Correlation Mechanism of Microstructure, Magnetic Domain, and Magnetic Softness of Fe-6.5 wt.%Si Composites with High Saturation

Reducing the low-frequency loss (≤ 1 kHz) of the soft magnetic powder cores (SMPCs) while maintaining high saturation magnetic induction ( B s ) is beneficial to the high efficiency and energy saving of motor applications. Herein, the effects of silicone resin content (SI), compaction pressure, and annealing temperature on the magnetic softness, microstructure, and magnetic domains of Fe-6.5 wt.%Si SMPCs were systematically studied.

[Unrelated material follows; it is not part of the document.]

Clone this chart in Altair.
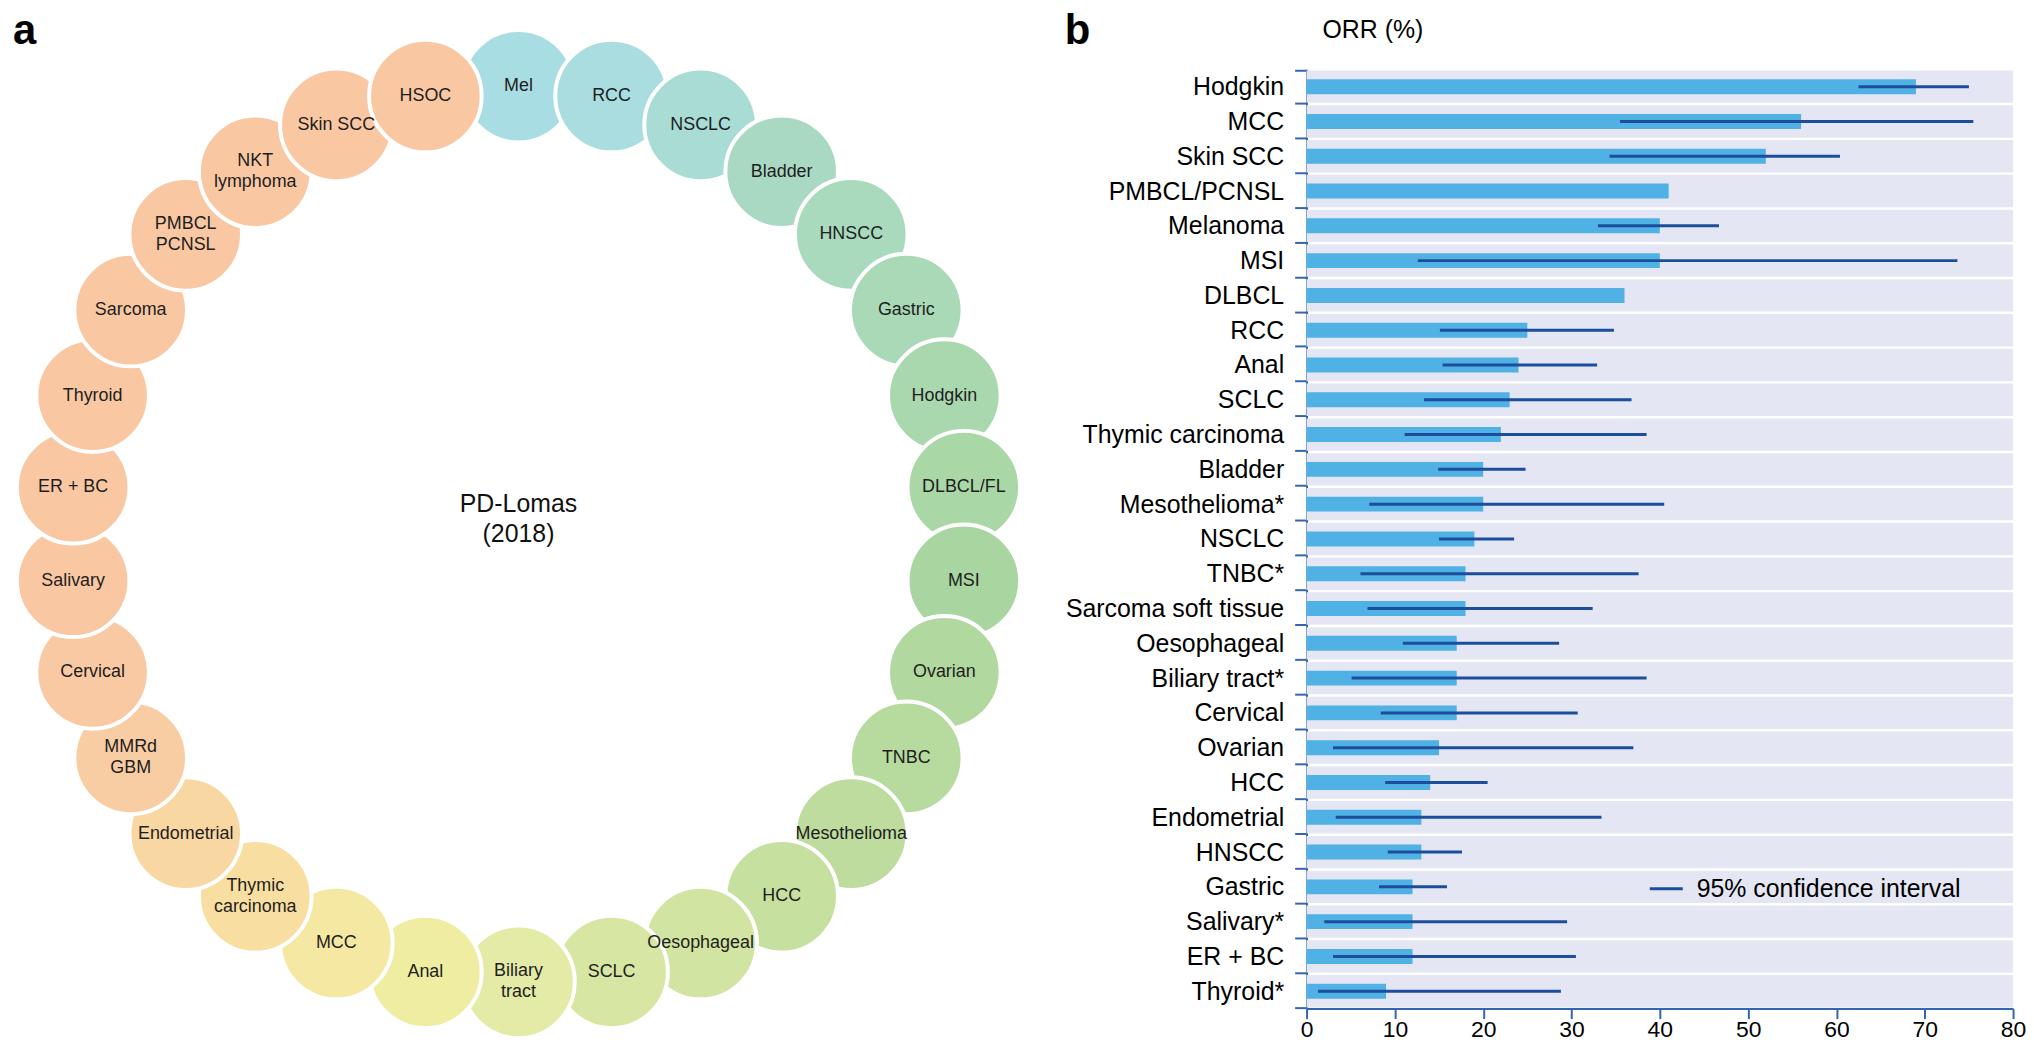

The SMPCs with 1 wt.% SI content and pressed at 1800 MPa not only have good forming ability but also exhibit low total loss and high B s . According to the loss separation at 1 T and 1 kHz, the hysteresis loss accounts for more than 75% of the total loss. Annealing at 850 °C induces dense and large recrystallized grains with large-angle grain boundaries and easily mobile domain walls, resulting in low hysteresis and total loss. A higher temperature of 950 °C damages the cladding layer and causes direct powder-to-powder contact, which thus slightly increases hysteresis and eddy loss. The correlation between the core loss, microstructure, and magnetic domain provides a reference for the development of high- B s and low-loss SMPCs for high-efficiency motors.